Politics and Responsibility: A complex relation

Jordi Granés Puig - Are politicians responsable to act as it's expected after reading their programs and see their own declarations? Should they switch their policies if there's a big claim of their population or should they still loyal to what they said before being elected?

Politics and responsibility: A complex relation


On September 11th the whole world witnessed a huge rally in Barcelona’s streets in favour of the Catalan independence. This has been the 4th consecutive year with great pacific mobilizations from the Catalan civil population claiming for the chance to vote about their own independence. But, what’s the reaction of the politicians? What should they do?

First of all, a definition of who are the politicians can help us to know what their responsibility is. The politicians are some men and woman who are chosen every few years to be the people’s voice on the parliament according to the principles of their own electoral programs.

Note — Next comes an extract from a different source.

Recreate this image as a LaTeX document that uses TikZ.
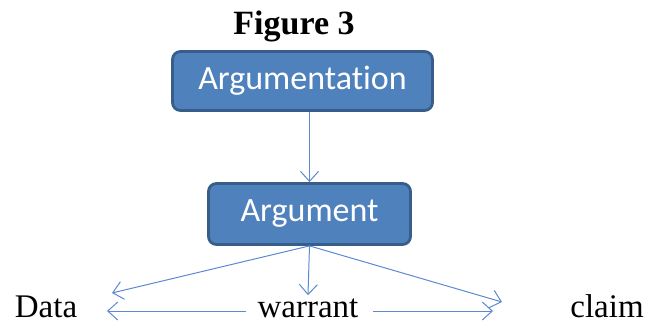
\documentclass[tikz,border=0pt]{standalone}
\usepackage{fontspec}
\setmainfont{Liberation Serif}
\newfontfamily\boxfont[Ligatures=NoCommon]{Carlito}
\usetikzlibrary{arrows.meta}
\definecolor{boxfill}{HTML}{4F81BD}
\definecolor{boxedge}{HTML}{385D8A}
\definecolor{linkblue}{HTML}{5B8AD0}
\begin{document}
\begin{tikzpicture}[x=1pt,y=1pt,
				box/.style={draw=boxedge, line width=2.8pt, fill=boxfill, rounded corners=8pt, text=white, font=\boxfont\fontsize{34}{38}\selectfont, inner sep=0pt},
				link/.style={draw=linkblue, line width=1pt, -{Straight Barb[length=10pt,width=18pt,line width=1pt]}},
				word/.style={font=\fontsize{33}{37}\selectfont, inner sep=0pt, anchor=base}
				]
			\useasboundingbox (0,0) rectangle (661,324);
			\node [font=\bfseries\fontsize{34}{38}\selectfont, anchor=base] (title) at (294,289) {Figure 3};
			\node [box, minimum width=260pt, minimum height=59pt] (argumentation) at (302.5,243) {Argumentation};
			\node [box, minimum width=202pt, minimum height=61pt] (argument) at (309.5,110) {Argument};
			\node [word] (data) at (46,7) {Data};
			\node [word] (warrant) at (308,7) {warrant};
			\node [word] (claim) at (607,7) {claim};
			\coordinate (dataend) at (112,31);
			\coordinate (claimend) at (502,22);
			\coordinate (leftend) at (107,13);
			\coordinate (rightend) at (493,13);
			\draw [link] (argumentation.south -| argument) -- (argument.north);
			\draw [link] (argument.south) -- (dataend);
			\draw [link] (argument.south) -- ([yshift=3pt]warrant.north);
			\draw [link] (argument.south) -- (claimend);
			\draw [link] ([xshift=-11pt]warrant.west |- leftend) -- (leftend);
			\draw [link] ([xshift=14pt]warrant.east |- rightend) -- (rightend);
			\end{tikzpicture}
\end{document}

Additionally, when one party is on the government, it has the responsibility of doing what is better for its county and the responsibility to make sure that all their citizens enjoy the society’s fundamental rights.

Watching at these two main responsibilities, a natural question appears. Do they always work in the same direction? It is possible that a government need to forget about their own population fundamental rights in order to do what is better for them or vice versa?

This is exactly what happens in the “Catalan affair”. The Spanish government has a huge dilemma because, in one hand, if they allowed Catalans to vote and get independent, Spain would become way poor. On the other hand, deny the Catalans their right to decide about their own collective future is a serious attack to the democratic values. What they finally did was to block any intent of negotiation from the Catalan government and argue that any referendum or consultation about secession was unconstitutional.

And what happens in Catalonia? Before the blooming of the sovereignty, only a few Catalan parties were in favour or against the independence because it was an utopic debate. Nevertheless, after the first huge rally in 2011 people started to realize that the independence supporters were not a minority. Three decades of frustrated negotiations to be a singular community in Spain, due to a different culture and language, finished in a massive refuse to Spain. In that context, the majority of Catalan parties started different democratic procedures to ask their affiliates if they were in favour or against independence and included the support or refuse to the independence in their own electoral programs.

Watching at that political serial, that still has to be solved, we can point two observations. First of all, there is a strange situation about responsibility where a few (politicians) have the responsibility for the many (citizens). Secondly, we can learn that responsibility is an ethical obligation but, sometimes, you have to forget it in order to do what is correct according to our modern society values. In that case, the Spanish government have the responsibility of doing what is better for their country, keeping Catalonia inside Spain, but also have the stronger responsibility of allowing people to vote, one of the pillars of occidental society.

The writer’s personal opinion is that Spanish government should allow Catalan people to vote but, of course, support the non independentist option. If the reader wants more information about the “Catalan affair”, in 27th September the Catalan government will celebrate plebiscitary elections where all parties have pronounced in favour or against independence. The result is uncertain since the undecided people weights around 15% of the votes.